The bill also provides that the power to arrest another person is conferred on 'an APS employee' in the Department of Immigration and Border Protection. The scrutiny committee considered this bill and asked whether the bill can be amended to require a certain level of relevant training be undertaken by those APS employees authorised to exercise these coercive powers. The Australian Human Rights Commission shared the scrutiny committee's concern. On this basis, the committee urged the government to amend the bill to limit the delegation of arrest powers so that they only apply to employees of the Australian Border Force who have received appropriate training. This would ensure that coercive powers are only being delegated to appropriate persons. Labor is pleased that the government has proposed amendments to the bill which limit the APS employees authorised to exercise these powers to only employees of the Australian Border Force. However, the amendment does not specify that the powers will only be delegated to those who have received appropriate training. That is why Labor will continue also to discuss with the government an amendment to specify that the arrest powers may only be used by the Australian Border Force officers who have received appropriate training.
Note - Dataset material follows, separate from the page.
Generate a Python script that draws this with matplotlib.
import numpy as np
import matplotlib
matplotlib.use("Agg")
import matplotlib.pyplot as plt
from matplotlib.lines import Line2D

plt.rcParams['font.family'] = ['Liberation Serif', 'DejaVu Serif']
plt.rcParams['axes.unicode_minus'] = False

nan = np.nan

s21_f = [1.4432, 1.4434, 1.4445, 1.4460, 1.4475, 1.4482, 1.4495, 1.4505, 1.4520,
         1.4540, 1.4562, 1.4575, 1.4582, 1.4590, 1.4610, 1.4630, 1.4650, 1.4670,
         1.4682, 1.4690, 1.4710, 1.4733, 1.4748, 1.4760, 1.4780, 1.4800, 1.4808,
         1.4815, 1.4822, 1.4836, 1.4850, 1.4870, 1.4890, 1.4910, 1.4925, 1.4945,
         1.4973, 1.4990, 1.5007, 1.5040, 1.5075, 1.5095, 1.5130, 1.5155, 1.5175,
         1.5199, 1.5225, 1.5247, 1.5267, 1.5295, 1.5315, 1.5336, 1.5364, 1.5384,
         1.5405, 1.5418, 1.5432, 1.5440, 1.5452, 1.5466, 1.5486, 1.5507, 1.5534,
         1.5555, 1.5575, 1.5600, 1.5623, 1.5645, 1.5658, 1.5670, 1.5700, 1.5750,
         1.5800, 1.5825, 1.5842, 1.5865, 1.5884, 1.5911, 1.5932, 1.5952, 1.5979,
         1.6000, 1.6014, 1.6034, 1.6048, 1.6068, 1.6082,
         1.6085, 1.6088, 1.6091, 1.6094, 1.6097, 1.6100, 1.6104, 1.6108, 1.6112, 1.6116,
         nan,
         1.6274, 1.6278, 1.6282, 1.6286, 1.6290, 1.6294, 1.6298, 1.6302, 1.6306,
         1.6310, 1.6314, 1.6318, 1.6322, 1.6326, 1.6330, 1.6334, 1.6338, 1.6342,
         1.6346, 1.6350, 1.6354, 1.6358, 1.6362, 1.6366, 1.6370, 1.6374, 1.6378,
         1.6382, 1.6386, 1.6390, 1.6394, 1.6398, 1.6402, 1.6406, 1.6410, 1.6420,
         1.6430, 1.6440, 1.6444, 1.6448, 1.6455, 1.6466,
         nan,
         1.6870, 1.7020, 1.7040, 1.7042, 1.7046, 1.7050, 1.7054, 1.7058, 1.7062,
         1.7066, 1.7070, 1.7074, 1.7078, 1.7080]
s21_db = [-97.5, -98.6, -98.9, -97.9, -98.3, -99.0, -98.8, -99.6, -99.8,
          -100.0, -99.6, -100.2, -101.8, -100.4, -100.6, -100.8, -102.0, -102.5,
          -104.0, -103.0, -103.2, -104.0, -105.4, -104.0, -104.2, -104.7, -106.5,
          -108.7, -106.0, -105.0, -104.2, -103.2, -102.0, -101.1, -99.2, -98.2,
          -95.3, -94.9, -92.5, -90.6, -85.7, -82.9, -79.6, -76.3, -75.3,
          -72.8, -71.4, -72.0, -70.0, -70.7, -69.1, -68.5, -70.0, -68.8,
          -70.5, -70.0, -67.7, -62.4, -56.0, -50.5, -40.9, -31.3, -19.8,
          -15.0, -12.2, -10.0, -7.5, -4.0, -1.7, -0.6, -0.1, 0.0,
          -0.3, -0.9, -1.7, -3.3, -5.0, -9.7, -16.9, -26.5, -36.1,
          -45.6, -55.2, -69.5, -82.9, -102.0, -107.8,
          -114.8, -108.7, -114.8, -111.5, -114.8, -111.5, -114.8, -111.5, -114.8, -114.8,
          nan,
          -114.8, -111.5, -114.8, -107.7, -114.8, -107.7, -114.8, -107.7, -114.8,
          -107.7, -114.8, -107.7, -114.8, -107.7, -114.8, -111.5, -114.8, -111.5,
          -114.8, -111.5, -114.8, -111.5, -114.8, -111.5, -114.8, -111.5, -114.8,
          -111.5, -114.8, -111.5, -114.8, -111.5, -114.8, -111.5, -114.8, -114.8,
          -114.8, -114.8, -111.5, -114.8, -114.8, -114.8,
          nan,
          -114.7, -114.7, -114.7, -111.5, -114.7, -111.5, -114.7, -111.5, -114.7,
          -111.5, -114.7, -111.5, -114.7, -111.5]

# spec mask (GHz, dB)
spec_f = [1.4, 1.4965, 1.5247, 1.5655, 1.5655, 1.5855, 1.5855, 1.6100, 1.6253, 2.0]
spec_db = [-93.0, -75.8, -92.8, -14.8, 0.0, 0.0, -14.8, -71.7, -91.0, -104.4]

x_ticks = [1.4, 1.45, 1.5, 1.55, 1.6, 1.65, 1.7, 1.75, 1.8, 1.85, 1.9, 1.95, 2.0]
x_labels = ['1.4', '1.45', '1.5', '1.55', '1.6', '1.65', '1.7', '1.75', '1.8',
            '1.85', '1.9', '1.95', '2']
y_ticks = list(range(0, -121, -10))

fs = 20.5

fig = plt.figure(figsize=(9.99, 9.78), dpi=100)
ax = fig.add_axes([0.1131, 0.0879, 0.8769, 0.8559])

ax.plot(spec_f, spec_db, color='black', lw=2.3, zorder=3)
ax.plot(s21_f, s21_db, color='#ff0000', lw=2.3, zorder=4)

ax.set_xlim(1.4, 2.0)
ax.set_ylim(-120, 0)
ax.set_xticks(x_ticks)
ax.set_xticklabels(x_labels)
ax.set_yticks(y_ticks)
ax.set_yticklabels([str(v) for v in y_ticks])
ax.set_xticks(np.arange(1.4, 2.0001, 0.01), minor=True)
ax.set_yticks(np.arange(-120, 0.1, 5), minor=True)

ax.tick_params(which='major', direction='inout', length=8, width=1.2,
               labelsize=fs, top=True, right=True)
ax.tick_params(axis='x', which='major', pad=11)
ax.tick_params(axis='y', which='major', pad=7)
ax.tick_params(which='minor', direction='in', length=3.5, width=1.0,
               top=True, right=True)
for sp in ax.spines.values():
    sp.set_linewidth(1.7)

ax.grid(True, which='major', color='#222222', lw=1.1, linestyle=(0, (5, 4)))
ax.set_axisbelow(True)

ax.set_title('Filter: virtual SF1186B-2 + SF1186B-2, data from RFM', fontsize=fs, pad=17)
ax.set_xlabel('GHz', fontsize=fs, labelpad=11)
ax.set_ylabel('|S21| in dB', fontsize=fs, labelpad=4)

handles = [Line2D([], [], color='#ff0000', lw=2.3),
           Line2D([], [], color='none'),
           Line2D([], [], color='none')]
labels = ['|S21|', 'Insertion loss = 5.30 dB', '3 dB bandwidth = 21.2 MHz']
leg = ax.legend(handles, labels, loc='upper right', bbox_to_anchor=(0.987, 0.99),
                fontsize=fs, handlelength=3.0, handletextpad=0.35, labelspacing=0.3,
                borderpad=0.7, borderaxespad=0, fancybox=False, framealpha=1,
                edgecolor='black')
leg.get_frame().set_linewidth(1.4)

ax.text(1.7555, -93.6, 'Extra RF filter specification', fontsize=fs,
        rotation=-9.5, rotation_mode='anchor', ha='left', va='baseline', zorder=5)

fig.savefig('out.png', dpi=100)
The bill also repeals section 43 of the Sex Discrimination Act, which exempts discrimination against women in connection with employment, engagement or appointment in Australian Defence Force positions involving combat duties. Labor fully supports this change, which removes gender restrictions from combat roles and is an important step towards equal opportunity for women.
Also, this piece of legislation makes some changes to the Archives Act 1983. As I am currently a parliamentary representative on the Archives Committee, I'm very pleased to know that this particular segment of the bill will go through as we support it. It's considered non-controversial, and I know how long Archives have been waiting for this to come through. That was my ad to the process.
To conclude, Labor are broadly supportive of the bill but will continue to discuss with the government amendments that we believe would improve its operation.